O primeiro dia chegou e foi o pior dia da minha vida. Foi quando, ainda em estado de choque, eu quase desmaiei ao ver o nome do meu avô na placa do velório. Como doeu, meu Deus, como dói até hoje até mesmo falar sobre isso…
Vovó não aguentou de solidão, coitadinha. Sessenta anos de casamento não poderiam terminar assim para ela. Ela se entregou à uma cama e esperou vovô vir chamá-la, como no meu sonho. Minha avó morreu dois anos depois dele, em 2005. Justamente o ano em que eu estava morando na Inglaterra. Engraçado porque do mesmo jeito que no Natal de 2002 meu avô me disse que seria seu último, no de 2004 eu senti como se estivesse vendo minha avó pela última vez.

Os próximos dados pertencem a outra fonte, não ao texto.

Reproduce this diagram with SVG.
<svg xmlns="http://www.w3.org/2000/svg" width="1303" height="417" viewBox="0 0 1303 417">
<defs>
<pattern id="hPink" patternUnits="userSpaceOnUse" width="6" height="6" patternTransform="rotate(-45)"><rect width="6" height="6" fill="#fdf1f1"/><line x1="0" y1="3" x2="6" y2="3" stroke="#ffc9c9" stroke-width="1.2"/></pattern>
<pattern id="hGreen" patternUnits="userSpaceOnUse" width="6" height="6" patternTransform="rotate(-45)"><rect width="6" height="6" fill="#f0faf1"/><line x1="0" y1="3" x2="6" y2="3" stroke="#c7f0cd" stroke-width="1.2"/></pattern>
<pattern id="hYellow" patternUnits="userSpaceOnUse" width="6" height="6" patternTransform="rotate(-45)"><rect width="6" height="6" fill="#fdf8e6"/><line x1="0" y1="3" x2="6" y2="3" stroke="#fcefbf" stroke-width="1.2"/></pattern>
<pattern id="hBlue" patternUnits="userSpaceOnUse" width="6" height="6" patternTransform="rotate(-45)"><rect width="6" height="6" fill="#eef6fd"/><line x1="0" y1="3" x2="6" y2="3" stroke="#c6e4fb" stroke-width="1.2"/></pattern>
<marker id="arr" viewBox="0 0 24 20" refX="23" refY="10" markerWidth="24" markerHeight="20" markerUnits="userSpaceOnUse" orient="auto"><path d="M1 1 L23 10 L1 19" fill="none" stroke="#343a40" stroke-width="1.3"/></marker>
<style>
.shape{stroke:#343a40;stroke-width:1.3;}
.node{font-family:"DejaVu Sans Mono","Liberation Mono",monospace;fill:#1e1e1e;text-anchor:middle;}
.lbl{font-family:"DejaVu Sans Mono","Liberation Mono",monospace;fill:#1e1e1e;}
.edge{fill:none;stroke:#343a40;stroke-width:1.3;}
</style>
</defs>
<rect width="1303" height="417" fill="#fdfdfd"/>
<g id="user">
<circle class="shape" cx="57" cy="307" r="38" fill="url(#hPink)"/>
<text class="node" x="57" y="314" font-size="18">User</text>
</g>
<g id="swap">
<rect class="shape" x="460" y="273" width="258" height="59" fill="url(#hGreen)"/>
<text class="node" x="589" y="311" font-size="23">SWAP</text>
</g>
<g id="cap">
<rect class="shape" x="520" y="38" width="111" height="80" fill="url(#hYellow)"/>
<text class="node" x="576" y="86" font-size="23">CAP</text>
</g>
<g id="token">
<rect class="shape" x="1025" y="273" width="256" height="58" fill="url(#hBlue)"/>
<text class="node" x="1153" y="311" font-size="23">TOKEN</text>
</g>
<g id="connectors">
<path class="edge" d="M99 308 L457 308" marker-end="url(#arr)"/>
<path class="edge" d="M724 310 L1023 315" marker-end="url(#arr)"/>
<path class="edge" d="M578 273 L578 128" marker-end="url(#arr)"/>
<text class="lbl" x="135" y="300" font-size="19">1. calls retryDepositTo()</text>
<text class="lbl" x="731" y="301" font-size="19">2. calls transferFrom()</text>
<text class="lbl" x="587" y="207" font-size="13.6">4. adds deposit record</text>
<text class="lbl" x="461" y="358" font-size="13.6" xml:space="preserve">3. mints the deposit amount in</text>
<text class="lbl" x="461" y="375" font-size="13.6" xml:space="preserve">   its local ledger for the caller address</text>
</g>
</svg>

E eu me lembro bem desse dia. Eu tinha sonhado que meu avô dirigia seu velho monza, encostava o carro perto de mim dizia “vim buscar a vovó pra pescar”. Ele adorava pescar. E então os dois entravam no carro e iam pescar no morro do Maluf, no Guarujá. Lembro da vovó feliz, das varas no porta-malas, do pote de minhocas. Achei o sonho bonito, mas não me preocupei com ele.

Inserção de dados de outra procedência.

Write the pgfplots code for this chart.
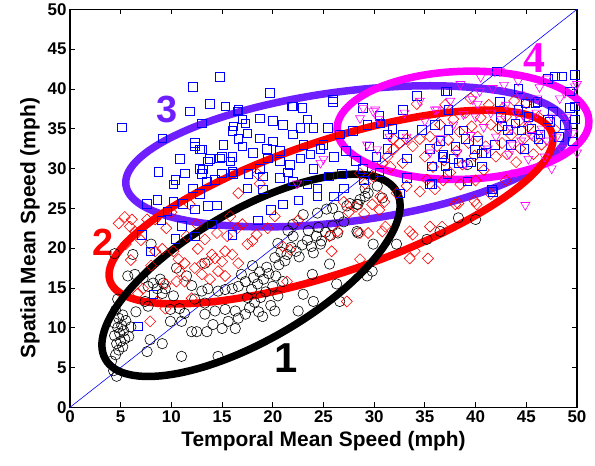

Neste dia, cinco dias depois dela ter completado 90 anos, eu passei o dia todo cozinhando para um jantar de aniversário de uma amiga minha. Voltei pra casa, me arrumei, saí com o David de carro, pegamos outro casal de amigos no caminho e fomos ao jantar. Eu estava feliz, estava na Inglaterra com meu amor, com meus amigos, num dia de festa. E meu celular tocou três vezes, com a minha irmã meio que não dizendo nada. Até a hora que eu achei estranho ela ligar para o outro lado do mundo e não dizer nada. E foi no elevador, no andar do apartamento da minha amiga, que ela me deu a notícia pelo telefone. Minha avó havia falecido, dormindo, e longe de mim. E eu chorei tanto por estar longe, chorei por ter falado com ela no seu aniversário e ela ter juntado tanta força pra dizer que me amava, chorei por ter tido certeza de que aquela realmente tinha sido a última vez que eu a tinha visto. Mas chorei mais por não estar perto. E foi muito difícil me manter normal naquele jantar.

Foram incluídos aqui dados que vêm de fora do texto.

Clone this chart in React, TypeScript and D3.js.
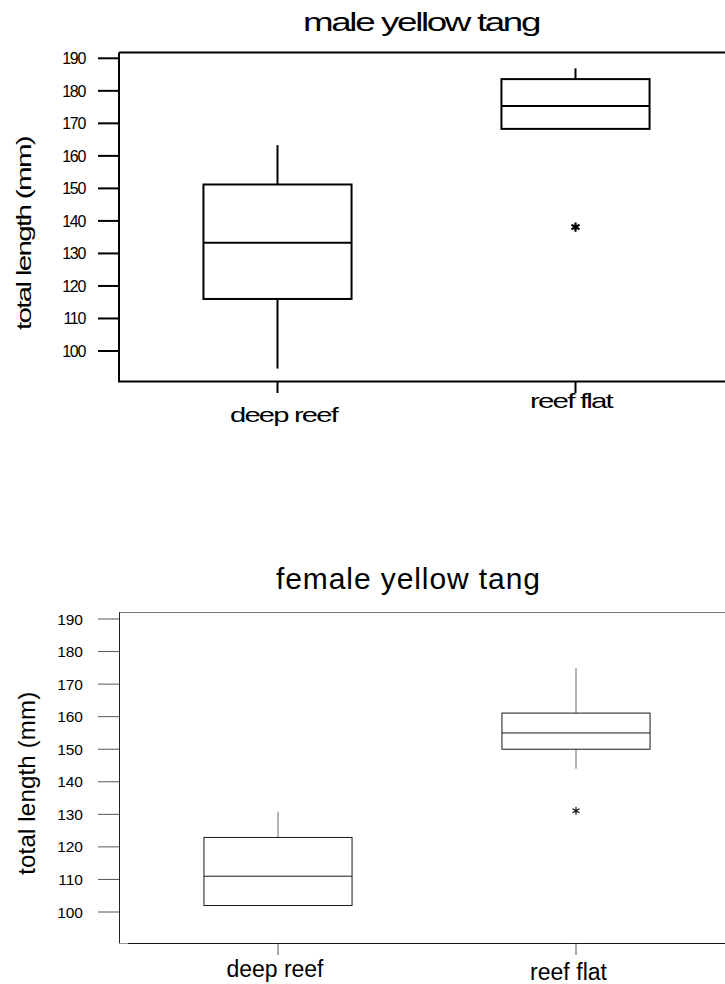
import React from "react";
import * as d3 from "d3";

// ---------- data ----------
const categories = ["deep reef", "reef flat"];
const yTicks = [100, 110, 120, 130, 140, 150, 160, 170, 180, 190];

const maleLowWhisker = [94.6, 168.3];
const maleQ1 = [116, 168.3];
const maleMedian = [133.3, 175.3];
const maleQ3 = [151.2, 183.6];
const maleHighWhisker = [163.3, 186.9];
const maleOutliers = [[], [138.1]];

const femaleLowWhisker = [102, 144];
const femaleQ1 = [102, 150];
const femaleMedian = [111, 155];
const femaleQ3 = [122.9, 161.1];
const femaleHighWhisker = [130.8, 175];
const femaleOutliers = [[], [131.1]];

const FONT = "'Liberation Sans', Arial, Helvetica, sans-serif";

type PanelCfg = {
  title: string;
  low: number[];
  q1: number[];
  med: number[];
  q3: number[];
  high: number[];
  outliers: number[][];
  yRange: [number, number];
  frameTop: number;
  frameBottom: number;
  bold: boolean;
  titleX: number;
  titleY: number;
  titleSize: number;
  titleLen: number;
  titleAdjust: string;
  yLabelX: number;
  yLabelY: number;
  yLabelSize: number;
  yLabelLen: number;
  yLabelAdjust: string;
  tickSize: number;
  tickLabelX: number;
  catSize: number;
  catDx: number[];
  catY: number[];
  catLen: number[];
  catAdjust: string;
  starR: number;
  squeeze: number;
};

const xScale = d3.scalePoint<string>().domain(categories).range([277.5, 575.5]);
const boxHalf = (xScale.step() * 0.497) / 2;
const LEFT = 119;
const RIGHT = 740;

function starPath(r: number) {
  const size = (r / 0.59436) ** 2;
  return d3.symbol().type(d3.symbolAsterisk).size(size)() as string;
}

function Panel({ c }: { c: PanelCfg }) {
  const y = d3.scaleLinear().domain([100, 190]).range(c.yRange);
  const sw = c.bold ? 2 : 1;
  const off = c.bold ? 0 : 0.5;
  const boxCol = c.bold ? "#000" : "#1a1a1a";
  const whiskCol = c.bold ? "#000" : "#6a6a6a";
  const tickCol = c.bold ? "#000" : "#555";
  return (
    <g>
      <text
        x={c.titleX}
        y={c.titleY}
        fontSize={c.titleSize}
        fontFamily={FONT}
        textLength={c.titleLen}
        lengthAdjust={c.titleAdjust as any}
        letterSpacing={c.squeeze * 1.6}
        fill="#000"
      >
        {c.title}
      </text>
      <text
        transform={`translate(${c.yLabelX},${c.yLabelY}) rotate(-90)`}
        textAnchor="middle"
        fontSize={c.yLabelSize}
        fontFamily={FONT}
        textLength={c.yLabelLen}
        lengthAdjust={c.yLabelAdjust as any}
        letterSpacing={c.squeeze * 1.2}
        fill="#000"
      >
        total length (mm)
      </text>
      {/* frame */}
      <line x1={LEFT} x2={RIGHT} y1={c.frameTop} y2={c.frameTop} stroke={c.bold ? "#000" : "#777"} strokeWidth={sw} />
      <line x1={LEFT + off} x2={LEFT + off} y1={c.frameTop} y2={c.frameBottom} stroke={c.bold ? "#000" : "#222"} strokeWidth={sw} />
      {c.bold ? (
        <line x1={LEFT - 1} x2={RIGHT} y1={c.frameBottom} y2={c.frameBottom} stroke="#000" strokeWidth={sw} />
      ) : (
        <g>
          <line x1={LEFT} x2={128} y1={c.frameBottom} y2={c.frameBottom} stroke="#999" strokeWidth={sw} />
          <line x1={128} x2={RIGHT} y1={c.frameBottom} y2={c.frameBottom} stroke="#111" strokeWidth={sw} />
        </g>
      )}
      {/* y ticks */}
      {yTicks.map((t) => (
        <g key={t}>
          <line x1={98} x2={LEFT} y1={y(t)} y2={y(t)} stroke={tickCol} strokeWidth={sw} />
          <text
            x={c.tickLabelX}
            y={y(t)}
            dy="0.36em"
            textAnchor="end"
            fontSize={c.tickSize}
            fontFamily={FONT}
            letterSpacing={c.squeeze * 1.3}
            fill="#000"
          >
            {t}
          </text>
        </g>
      ))}
      {/* x ticks and labels */}
      {categories.map((cat, i) => {
        const cx = xScale(cat)!;
        return (
          <g key={cat}>
            <line
              x1={cx + off}
              x2={cx + off}
              y1={c.frameBottom}
              y2={c.frameBottom + 11.5}
              stroke={tickCol}
              strokeWidth={sw}
            />
            <text
              x={cx + c.catDx[i]}
              y={c.catY[i]}
              textAnchor="middle"
              fontSize={c.catSize}
              fontFamily={FONT}
              textLength={c.catLen[i]}
              lengthAdjust={c.catAdjust as any}
              letterSpacing={c.squeeze * 1.3}
              fill="#000"
            >
              {cat}
            </text>
          </g>
        );
      })}
      {/* boxes */}
      {categories.map((cat, i) => {
        const cx = xScale(cat)! + off;
        return (
          <g key={"b" + cat}>
            {c.high[i] > c.q3[i] && (
              <line x1={cx} x2={cx} y1={y(c.high[i])} y2={y(c.q3[i])} stroke={whiskCol} strokeWidth={sw} />
            )}
            {c.low[i] < c.q1[i] && (
              <line x1={cx} x2={cx} y1={y(c.q1[i])} y2={y(c.low[i])} stroke={whiskCol} strokeWidth={sw} />
            )}
            <rect
              x={cx - boxHalf}
              y={y(c.q3[i])}
              width={boxHalf * 2}
              height={y(c.q1[i]) - y(c.q3[i])}
              fill="none"
              stroke={boxCol}
              strokeWidth={sw}
            />
            <line
              x1={cx - boxHalf}
              x2={cx + boxHalf}
              y1={y(c.med[i])}
              y2={y(c.med[i])}
              stroke={boxCol}
              strokeWidth={sw}
            />
            {c.outliers[i].map((v, j) => (
              <path
                key={j}
                d={starPath(c.starR)}
                transform={`translate(${cx},${y(v)})`}
                fill="none"
                stroke="#000"
                strokeWidth={c.bold ? 2.2 : 1.1}
              />
            ))}
          </g>
        );
      })}
    </g>
  );
}

const malePanel: PanelCfg = {
  title: "male yellow tang",
  low: maleLowWhisker,
  q1: maleQ1,
  med: maleMedian,
  q3: maleQ3,
  high: maleHighWhisker,
  outliers: maleOutliers,
  yRange: [351, 58.3],
  frameTop: 52.5,
  frameBottom: 381.5,
  bold: true,
  titleX: 303,
  titleY: 31,
  titleSize: 25,
  titleLen: 236,
  titleAdjust: "spacingAndGlyphs",
  yLabelX: 31,
  yLabelY: 233.5,
  yLabelSize: 21,
  yLabelLen: 193,
  yLabelAdjust: "spacingAndGlyphs",
  tickSize: 16,
  tickLabelX: 85,
  catSize: 21,
  catDx: [6, -4.5],
  catY: [422, 408],
  catLen: [107, 82],
  catAdjust: "spacingAndGlyphs",
  starR: 4.6,
  squeeze: -1,
};

const femalePanel: PanelCfg = {
  title: "female yellow tang",
  low: femaleLowWhisker,
  q1: femaleQ1,
  med: femaleMedian,
  q3: femaleQ3,
  high: femaleHighWhisker,
  outliers: femaleOutliers,
  yRange: [912, 619],
  frameTop: 612.5,
  frameBottom: 943.5,
  bold: false,
  titleX: 276,
  titleY: 588.5,
  titleSize: 30,
  titleLen: 264,
  titleAdjust: "spacing",
  yLabelX: 35,
  yLabelY: 783.3,
  yLabelSize: 24,
  yLabelLen: 183,
  yLabelAdjust: "spacing",
  tickSize: 15.5,
  tickLabelX: 83,
  catSize: 23,
  catDx: [-2.5, -7],
  catY: [977, 980],
  catLen: [97, 77],
  catAdjust: "spacing",
  starR: 4,
  squeeze: 0,
};

export default function App() {
  return (
    <svg
      width={725}
      height={984}
      viewBox="0 0 725 984"
      style={{ position: "absolute", left: 0, top: 0, background: "#fff" }}
    >
      <rect x={0} y={0} width={725} height={984} fill="#fff" />
      <Panel c={malePanel} />
      <Panel c={femalePanel} />
    </svg>
  );
}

Hoje eu sei que os dois estão juntos, pescando ou sentadinhos um ao lado do outro, mas sempre de mãos dadas. Sei que a lembrança que eu tenho nunca vai morrer, assim como a dor que tenho no coração. A saudade o tempo ainda não curou porque não enxuga minhas lágrimas em nenhum momento que me lembro dos dois.
Hoje a casa está vazia, à venda, e o cheiro de infância parece que foi embora com os meus avôs. Tanta vida tinha naquele lugar e hoje não passa de um conjunto de paredes. A roseira foi a única que resistiu no jardim. E desabrocha rosas, de vez em quando, que deixariam meu avô apaixonado.
O que ficou comigo foi a memória. De tempos felizes que não voltam, de pessoas que não voltam, nem que eu faça força. Nem que eu brigue com Deus. E a parte triste dessa memória é que parece que muito mais coisa se foi com eles. Os domingos não têm mais tanto sentido. Às vezes eu me perco neles, cozinhando meu próprio molho de tomates, tentando manter a tradição pelo menos entre minha mãe, minha irmã e eu. E nem o Natal, que antes era tão lindo e vermelho para mim, é tão especial assim. Parece automático, uma reunião como outra qualquer. E a família… a família perdeu o alicerce. Faz de tudo para se manter em pé, mas balança com qualquer onda. Anda à deriva, levando a vida como está. Sem âncora para dar a sensação de chão.